I'm pretty sure Pavement is the greatest rock and/or roll band of all time. This is almost exclusively Stephen Malkmus' fault. Sure, there were other contributors to this band, but damn near everything Malkmus wrote has become part of what I would consider to be essential rock songs. The guy was even knocking it out of the park on some of the filler songs on tour EPs.

The problem is that not nearly enough people listen to Pavement or are even the least bit familiar with their songs. They were the great underground, independent band of the 90's but were never able to achieve much, if any, crossover success. I assume this can be chalked up to a few factors: Malkmus' lyrics, while entirely brilliant, can seem quite cryptic at times and require attention span, intelligence and some level of thought. Pavement's musicianship also comes off as mediocre at best, which may be an entirely fair criticism, but Pavement guitar solos are never really the reason to listen to a Pavement song in the first place. Also, having seen Malkmus play recently with his new band, The Jicks, the guy can play guitar quite competently. I'm not sure if this is due to years of practice or whether he could always play guitar but did not focus on that aspect in his songs with Pavement because it seems he was bursting at the seams with song ideas and was simply trying to feverishly get them all out and recorded.

Regardless, discovering Pavement for myself a few years ago was a huge moment in my music listening life. I'm pretty sure a Pavement CD of some variety was in my car's CD player for about a 6 month stretch, non-stop. After the Jicks concert, I went out and bought the fantastic re-issue of their 3rd album, Wowee Zowee, and was blown away. The next day I went and bought the re-issues of Slanted & Enchanted, Crooked Rain, Crooked Rain and Brighten the Corners. And that was it...there was no looking back.

The problem with Pavement is that they don't necessarily come across as immediately engaging upon first listen. I had been familiar with them for a few years prior and never got too into them outside a few songs. But after a couple repeated listenings, I was entirely blown away by this band. And the more you listen to them, the more you appreciate Malkmus' genius. So, I've decided to attempt to spread the gospel and attempt to provide some sort of guide to becoming a Pavement fan. Over the next couple posts I'll recommend some songs, post some YouTube links and let any readers decide for themselves.

The first step in listening to Pavement is to understand that there are two songwriters in the band: Stephen Malkmus and a fellow who played under the unfortunate moniker of Spiral Stairs. Malkmus' contributions usually achieve or, at the very least, border on brilliance while Spiral Stairs' songs tend to come across as filler more than anything. He's a serviceable songwriter but is simply not on Malkmus' levels and unfortunately for him this fact gets magnified when his song is sandwiched between Malkmus tunes on the album (and I am admittedly quite guilty of simply hitting the next button on the Spiral Stairs tunes).

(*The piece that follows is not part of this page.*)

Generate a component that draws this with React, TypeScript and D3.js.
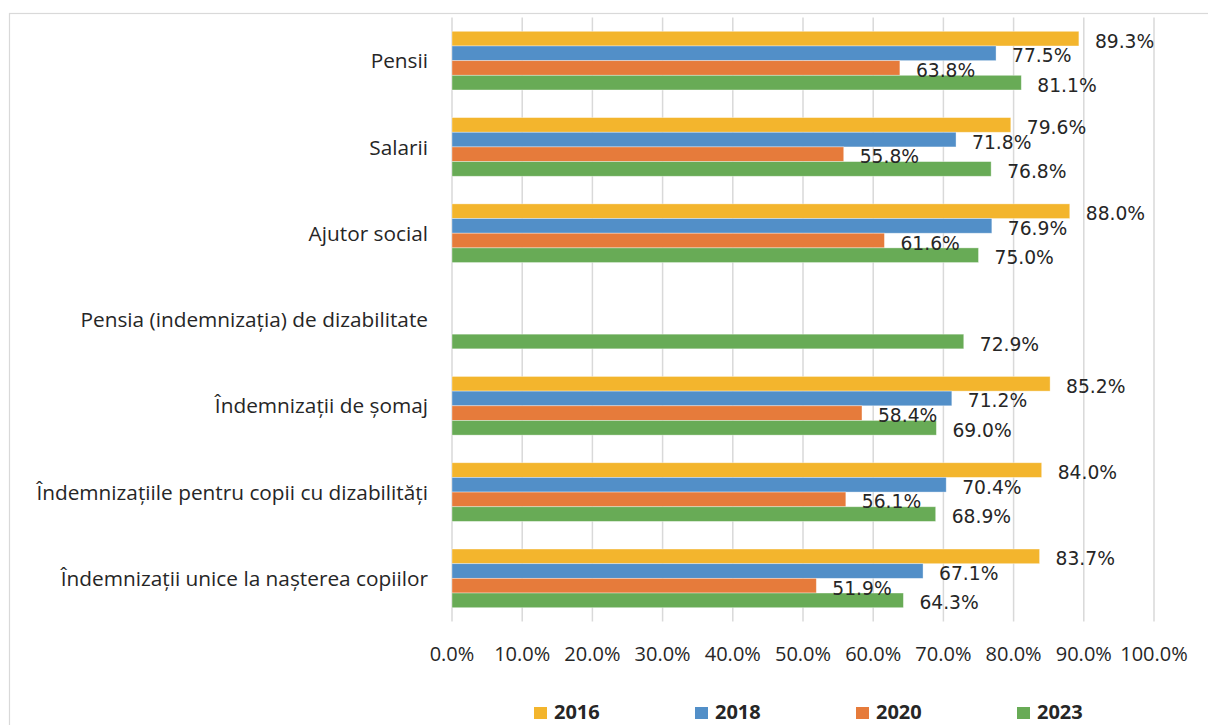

So, if you're new to Pavement, where do you start? I'd suggest checking out the first song you may have actually heard since it had a minor amount of success upon its release, saw some MTV play and is now the opening song to Pardon the Interruption on ESPN/TSN. That song would be Cut Your Hair which is by no means their best song but is one of their more accessible and recognizable tunes.

I'll also leave you with another tune that found a little bit of success, Shady Lane, off their Brighten the Corners album.

One of the things I love about this song, and like all Pavement songs, is that within the often cryptic narrative of the song, there are individual parts you can pluck out and appreciate their brilliance on their own merit without having to be placed in the context of the rest of the song. One example from this song is the chorus "Oh my god, oh my god, oh my god, oh my god......oh my god, oh your god, oh his god, oh their's everybody's god, it's everybody's god, it's everybody's god, it's everybody's god...the world's collide and all I want is a shady lane." The subtle jab Malkmus takes at either the phrase "Oh my god" or perhaps even religion itself is really quite brilliant.